Olympic medal record

Men's polo

= Manuel Escandón =

Mexican polo player

José Manuel Escandón y Barrón iure uxoris Marquess of Villavieja (13 August 1857 in Mexico City – 13 December 1940 in Mexico City) was a Mexican polo player in the 1900 Summer Olympics. He married into the Spanish nobility and became the consort Marquess of Villavieja, title by which he was widely known.

==Biography==
He was born in Mexico City and was the younger brother of Pablo and the older brother of Eustaquio.

In 1900 he was part of the Mexican polo team which won the bronze medal. He played together with his two brothers and Guillermo Hayden Wright.

That year's polo tournament had five teams competing, most with mixed nationalities, they were the Bagatelle Polo Club de Paris, BLO Polo Club Rugby, Compiégne Polo Club, the eventual winners Foxhunters Hurlingham and the Mexican team (the only one without a team name).

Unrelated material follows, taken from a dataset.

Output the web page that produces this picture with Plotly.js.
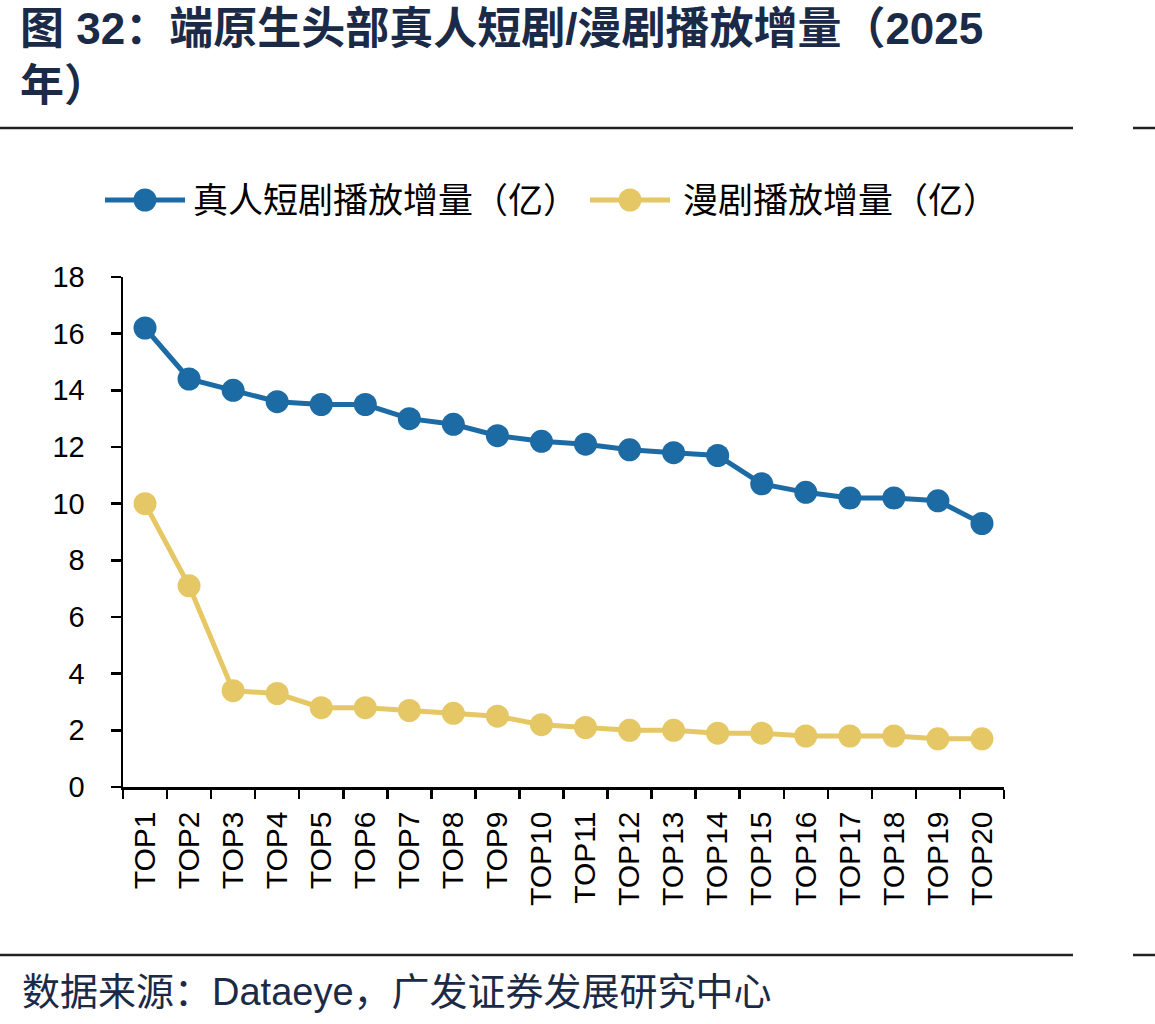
<!DOCTYPE html>
<html>
<head>
<meta charset="utf-8">
<script src="https://cdn.plot.ly/plotly-3.0.1.min.js"></script>
<style>
  html, body { margin: 0; padding: 0; background: #ffffff; }
  #chart { width: 1155px; height: 1024px; }
</style>
</head>
<body>
<div id="chart"></div>
<script>
// ---- Data ----
const categories = ["TOP1","TOP2","TOP3","TOP4","TOP5","TOP6","TOP7","TOP8","TOP9","TOP10",
                    "TOP11","TOP12","TOP13","TOP14","TOP15","TOP16","TOP17","TOP18","TOP19","TOP20"];
const liveActionViews = [16.2,14.4,14.0,13.6,13.5,13.5,13.0,12.8,12.4,12.2,
                         12.1,11.9,11.8,11.7,10.7,10.4,10.2,10.2,10.1,9.3];
const animeViews = [10.0,7.1,3.4,3.3,2.8,2.8,2.7,2.6,2.5,2.2,
                    2.1,2.0,2.0,1.9,1.9,1.8,1.8,1.8,1.7,1.7];
const seriesNames = ["真人短剧播放增量（亿）", "漫剧播放增量（亿）"];
const yTickValues = [0,2,4,6,8,10,12,14,16,18];
const titleText = "<b>图 32：端原生头部真人短剧/漫剧播放增量（2025<br>年）</b>";
const sourceText = "数据来源：Dataeye，广发证券发展研究中心";

// ---- Style ----
const BLUE = "#1c6ba5";
const YELLOW = "#e5c865";
const NAVY = "#1b2a47";
const CJK = "'Liberation Sans', Arial, 'Noto Sans CJK SC', sans-serif";

const W = 1155, H = 1024;
const M = { l: 123, r: 151, t: 277, b: 237 };
const PW = W - M.l - M.r, PH = H - M.t - M.b;
const px = x => (x - M.l) / PW;           // pixel x -> paper x
const py = y => (H - M.b - y) / PH;       // pixel y -> paper y

const traces = [
  {
    x: categories, y: liveActionViews, name: seriesNames[0],
    type: "scatter", mode: "lines+markers",
    line: { color: BLUE, width: 5 },
    marker: { color: BLUE, size: 23 },
    showlegend: false, cliponaxis: false
  },
  {
    x: categories, y: animeViews, name: seriesNames[1],
    type: "scatter", mode: "lines+markers",
    line: { color: YELLOW, width: 5 },
    marker: { color: YELLOW, size: 23 },
    showlegend: false, cliponaxis: false
  }
];

function legendShapes(x0, x1, yPix, color) {
  return [
    { type: "line", xref: "paper", yref: "paper",
      x0: px(x0), x1: px(x1), y0: py(yPix), y1: py(yPix),
      line: { color: color, width: 5 } },
    { type: "circle", xref: "paper", yref: "paper",
      xsizemode: "pixel", ysizemode: "pixel",
      xanchor: px((x0 + x1) / 2), yanchor: py(yPix),
      x0: -11.5, x1: 11.5, y0: -11.5, y1: 11.5,
      fillcolor: color, line: { width: 0 } }
  ];
}

const shapes = [
  // top rule
  { type: "line", xref: "paper", yref: "paper", x0: px(0), x1: px(1073), y0: py(128), y1: py(128),
    line: { color: "#222222", width: 2.5 } },
  { type: "line", xref: "paper", yref: "paper", x0: px(1133), x1: px(1155), y0: py(128), y1: py(128),
    line: { color: "#222222", width: 2.5 } },
  // bottom rule
  { type: "line", xref: "paper", yref: "paper", x0: px(0), x1: px(1073), y0: py(955), y1: py(955),
    line: { color: "#222222", width: 2.5 } },
  { type: "line", xref: "paper", yref: "paper", x0: px(1133), x1: px(1155), y0: py(955), y1: py(955),
    line: { color: "#222222", width: 2.5 } },
  ...legendShapes(105, 185, 200, BLUE),
  ...legendShapes(590, 670, 200, YELLOW)
];

const annotations = [
  { text: titleText, xref: "paper", yref: "paper", x: px(18), y: py(2),
    xanchor: "left", yanchor: "top", align: "left", showarrow: false,
    font: { family: CJK, size: 44, color: NAVY } },
  { text: seriesNames[0], xref: "paper", yref: "paper", x: px(191), y: py(200),
    xanchor: "left", yanchor: "middle", showarrow: false,
    font: { family: CJK, size: 35, color: "#000000" } },
  { text: seriesNames[1], xref: "paper", yref: "paper", x: px(681), y: py(200),
    xanchor: "left", yanchor: "middle", showarrow: false,
    font: { family: CJK, size: 35, color: "#000000" } },
  { text: sourceText, xref: "paper", yref: "paper", x: px(20), y: py(992),
    xanchor: "left", yanchor: "middle", showarrow: false,
    font: { family: CJK, size: 38, color: NAVY } }
];

const layout = {
  width: W, height: H,
  margin: M,
  paper_bgcolor: "#ffffff",
  plot_bgcolor: "#ffffff",
  showlegend: false,
  xaxis: {
    type: "category",
    range: [-0.5, categories.length - 0.5],
    showline: true, linecolor: "#000000", linewidth: 2.5,
    showgrid: false, zeroline: false,
    ticks: "outside", ticklen: 9, tickwidth: 2.5, tickcolor: "#000000",
    tickson: "boundaries",
    tickangle: -90,
    ticklabelstandoff: 10,
    tickfont: { family: CJK, size: 30, color: "#000000" }
  },
  yaxis: {
    range: [0, 18],
    tickvals: yTickValues,
    ticktext: yTickValues.map(String),
    showline: true, linecolor: "#000000", linewidth: 2.5,
    showgrid: false, zeroline: false,
    ticks: "outside", ticklen: 10, tickwidth: 2.5, tickcolor: "#000000",
    ticklabelstandoff: 20,
    tickfont: { family: CJK, size: 29, color: "#000000" }
  },
  shapes: shapes,
  annotations: annotations
};

Plotly.newPlot("chart", traces, layout, { staticPlot: true, displayModeBar: false });
</script>
</body>
</html>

Despite losing their only game against the BLO Polo Club Rugby, they were tied with the Bagatelle Polo Club de Paris, and as the rules didn't stipulate a third place playoff, they were both awarded the third place, however, their bronze medal was not recognized until time later, as back then, the winners received a silver medal instead of the actual gold and it was the second place the one that received bronze, but when current rules were established, previous results were updated and the medals were officially awarded.